● **To be done**
In the records below, begin at the line containing "Write a Python" and end at the line containing "import numpy as np"; quote every line in that span exactly, including both boundary lines, and no others.

-------- Exercise data --------

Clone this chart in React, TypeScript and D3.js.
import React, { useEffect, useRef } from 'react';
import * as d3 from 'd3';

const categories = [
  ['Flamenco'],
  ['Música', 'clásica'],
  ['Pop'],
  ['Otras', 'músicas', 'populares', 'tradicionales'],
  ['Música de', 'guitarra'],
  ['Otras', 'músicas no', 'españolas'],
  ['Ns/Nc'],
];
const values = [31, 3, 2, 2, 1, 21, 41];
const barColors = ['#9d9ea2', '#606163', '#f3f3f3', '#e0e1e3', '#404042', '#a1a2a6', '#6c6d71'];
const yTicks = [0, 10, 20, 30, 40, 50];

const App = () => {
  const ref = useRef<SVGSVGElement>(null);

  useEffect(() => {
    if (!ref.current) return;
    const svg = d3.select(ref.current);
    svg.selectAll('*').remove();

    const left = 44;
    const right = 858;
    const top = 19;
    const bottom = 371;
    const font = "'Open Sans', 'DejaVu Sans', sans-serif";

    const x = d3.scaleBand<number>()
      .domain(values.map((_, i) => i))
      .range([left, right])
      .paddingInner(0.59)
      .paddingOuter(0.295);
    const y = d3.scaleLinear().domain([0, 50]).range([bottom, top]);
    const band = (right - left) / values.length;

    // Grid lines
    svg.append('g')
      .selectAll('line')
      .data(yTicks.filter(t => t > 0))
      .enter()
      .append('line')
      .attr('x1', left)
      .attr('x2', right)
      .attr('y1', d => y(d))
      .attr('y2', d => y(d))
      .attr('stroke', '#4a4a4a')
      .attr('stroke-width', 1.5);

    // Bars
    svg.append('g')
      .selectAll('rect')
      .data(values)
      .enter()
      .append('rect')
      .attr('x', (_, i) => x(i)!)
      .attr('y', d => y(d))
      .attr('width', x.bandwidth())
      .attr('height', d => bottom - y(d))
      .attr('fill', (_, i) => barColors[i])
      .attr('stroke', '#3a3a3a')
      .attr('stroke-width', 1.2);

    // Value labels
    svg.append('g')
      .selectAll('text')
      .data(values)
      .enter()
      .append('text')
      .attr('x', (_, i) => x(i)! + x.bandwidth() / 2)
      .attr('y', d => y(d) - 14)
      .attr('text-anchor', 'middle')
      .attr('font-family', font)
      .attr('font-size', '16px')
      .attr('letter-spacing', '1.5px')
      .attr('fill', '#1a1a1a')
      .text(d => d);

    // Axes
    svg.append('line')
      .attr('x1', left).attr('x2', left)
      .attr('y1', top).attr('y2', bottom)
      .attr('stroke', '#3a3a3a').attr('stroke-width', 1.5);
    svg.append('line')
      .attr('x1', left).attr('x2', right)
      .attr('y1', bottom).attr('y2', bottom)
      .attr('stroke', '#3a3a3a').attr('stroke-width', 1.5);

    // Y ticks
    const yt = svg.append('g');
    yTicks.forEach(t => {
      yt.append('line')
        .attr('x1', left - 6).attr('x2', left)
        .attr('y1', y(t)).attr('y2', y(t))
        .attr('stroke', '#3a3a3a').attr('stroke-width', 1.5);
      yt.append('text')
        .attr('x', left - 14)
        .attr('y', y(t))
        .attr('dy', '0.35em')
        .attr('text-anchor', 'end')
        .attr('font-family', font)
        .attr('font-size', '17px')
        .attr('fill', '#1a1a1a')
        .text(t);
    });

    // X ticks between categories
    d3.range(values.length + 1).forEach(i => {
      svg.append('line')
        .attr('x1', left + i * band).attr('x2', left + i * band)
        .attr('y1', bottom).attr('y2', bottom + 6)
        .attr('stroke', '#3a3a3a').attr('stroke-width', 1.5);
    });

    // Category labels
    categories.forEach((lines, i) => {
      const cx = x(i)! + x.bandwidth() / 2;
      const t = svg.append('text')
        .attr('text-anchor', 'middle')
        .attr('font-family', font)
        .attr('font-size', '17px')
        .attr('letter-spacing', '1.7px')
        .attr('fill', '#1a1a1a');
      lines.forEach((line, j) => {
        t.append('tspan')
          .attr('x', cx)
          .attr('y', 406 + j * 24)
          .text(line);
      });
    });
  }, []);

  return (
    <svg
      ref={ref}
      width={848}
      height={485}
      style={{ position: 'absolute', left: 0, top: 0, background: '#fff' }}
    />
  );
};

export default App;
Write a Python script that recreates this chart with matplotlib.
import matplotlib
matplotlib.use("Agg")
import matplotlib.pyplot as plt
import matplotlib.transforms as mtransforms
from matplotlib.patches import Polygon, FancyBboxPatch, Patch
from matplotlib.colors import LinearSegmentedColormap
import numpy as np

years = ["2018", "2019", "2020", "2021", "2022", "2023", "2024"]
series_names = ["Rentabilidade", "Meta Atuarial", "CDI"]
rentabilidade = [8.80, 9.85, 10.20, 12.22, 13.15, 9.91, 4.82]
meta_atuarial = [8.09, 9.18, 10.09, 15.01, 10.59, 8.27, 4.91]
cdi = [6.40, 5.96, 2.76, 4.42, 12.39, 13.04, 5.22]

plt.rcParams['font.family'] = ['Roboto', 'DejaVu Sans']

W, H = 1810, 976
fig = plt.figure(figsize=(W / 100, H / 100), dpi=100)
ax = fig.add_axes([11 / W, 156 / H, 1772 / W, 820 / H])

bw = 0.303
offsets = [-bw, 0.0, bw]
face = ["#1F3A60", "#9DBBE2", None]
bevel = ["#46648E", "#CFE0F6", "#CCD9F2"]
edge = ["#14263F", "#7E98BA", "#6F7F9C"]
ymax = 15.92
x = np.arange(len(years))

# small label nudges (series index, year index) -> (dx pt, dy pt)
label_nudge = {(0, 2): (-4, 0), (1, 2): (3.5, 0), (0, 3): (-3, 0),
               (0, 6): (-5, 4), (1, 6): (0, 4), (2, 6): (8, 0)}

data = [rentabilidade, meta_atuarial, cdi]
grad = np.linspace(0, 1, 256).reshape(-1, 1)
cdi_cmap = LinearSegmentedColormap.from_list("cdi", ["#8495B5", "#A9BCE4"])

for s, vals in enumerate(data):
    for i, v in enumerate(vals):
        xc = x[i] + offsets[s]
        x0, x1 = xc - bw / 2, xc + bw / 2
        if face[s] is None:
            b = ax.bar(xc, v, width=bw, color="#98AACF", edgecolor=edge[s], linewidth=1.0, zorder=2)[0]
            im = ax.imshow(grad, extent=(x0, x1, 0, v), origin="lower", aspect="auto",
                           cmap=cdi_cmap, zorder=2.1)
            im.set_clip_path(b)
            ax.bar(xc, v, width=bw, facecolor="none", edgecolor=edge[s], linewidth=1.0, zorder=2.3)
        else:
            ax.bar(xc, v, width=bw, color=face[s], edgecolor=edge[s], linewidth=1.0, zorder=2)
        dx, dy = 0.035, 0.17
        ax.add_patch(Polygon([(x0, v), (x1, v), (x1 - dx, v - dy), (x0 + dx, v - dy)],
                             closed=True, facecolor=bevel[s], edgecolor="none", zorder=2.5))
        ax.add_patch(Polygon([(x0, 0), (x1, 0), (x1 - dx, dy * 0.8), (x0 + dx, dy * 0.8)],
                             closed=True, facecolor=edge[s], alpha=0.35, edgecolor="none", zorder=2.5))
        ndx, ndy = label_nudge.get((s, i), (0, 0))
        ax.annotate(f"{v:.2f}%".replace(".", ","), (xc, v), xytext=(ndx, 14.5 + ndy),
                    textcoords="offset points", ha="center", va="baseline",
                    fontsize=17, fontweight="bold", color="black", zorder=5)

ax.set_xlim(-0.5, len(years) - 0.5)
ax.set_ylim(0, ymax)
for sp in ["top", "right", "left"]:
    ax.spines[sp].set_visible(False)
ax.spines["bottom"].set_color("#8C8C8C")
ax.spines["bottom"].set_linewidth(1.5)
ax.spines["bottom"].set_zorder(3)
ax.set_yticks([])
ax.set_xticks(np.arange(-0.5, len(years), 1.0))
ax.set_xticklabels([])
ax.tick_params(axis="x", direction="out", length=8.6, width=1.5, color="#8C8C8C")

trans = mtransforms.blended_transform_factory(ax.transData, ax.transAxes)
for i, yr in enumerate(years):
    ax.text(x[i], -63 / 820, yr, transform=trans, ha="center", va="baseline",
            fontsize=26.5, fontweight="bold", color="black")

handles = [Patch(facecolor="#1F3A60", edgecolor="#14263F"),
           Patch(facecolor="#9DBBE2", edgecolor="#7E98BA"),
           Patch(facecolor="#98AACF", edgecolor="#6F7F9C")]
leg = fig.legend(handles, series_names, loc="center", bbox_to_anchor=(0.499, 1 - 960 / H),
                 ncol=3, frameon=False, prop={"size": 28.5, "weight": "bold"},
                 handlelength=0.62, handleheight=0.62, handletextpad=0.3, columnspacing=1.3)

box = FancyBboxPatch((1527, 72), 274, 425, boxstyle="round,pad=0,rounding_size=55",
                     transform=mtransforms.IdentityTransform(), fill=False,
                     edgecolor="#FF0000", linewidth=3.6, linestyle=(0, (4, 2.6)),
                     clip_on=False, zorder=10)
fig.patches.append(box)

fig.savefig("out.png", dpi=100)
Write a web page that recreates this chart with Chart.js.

--------

● **Task answer**
Write a Python script that recreates this chart with matplotlib.
import matplotlib
matplotlib.use("Agg")
import matplotlib.pyplot as plt
import matplotlib.transforms as mtransforms
from matplotlib.patches import Polygon, FancyBboxPatch, Patch
from matplotlib.colors import LinearSegmentedColormap
import numpy as np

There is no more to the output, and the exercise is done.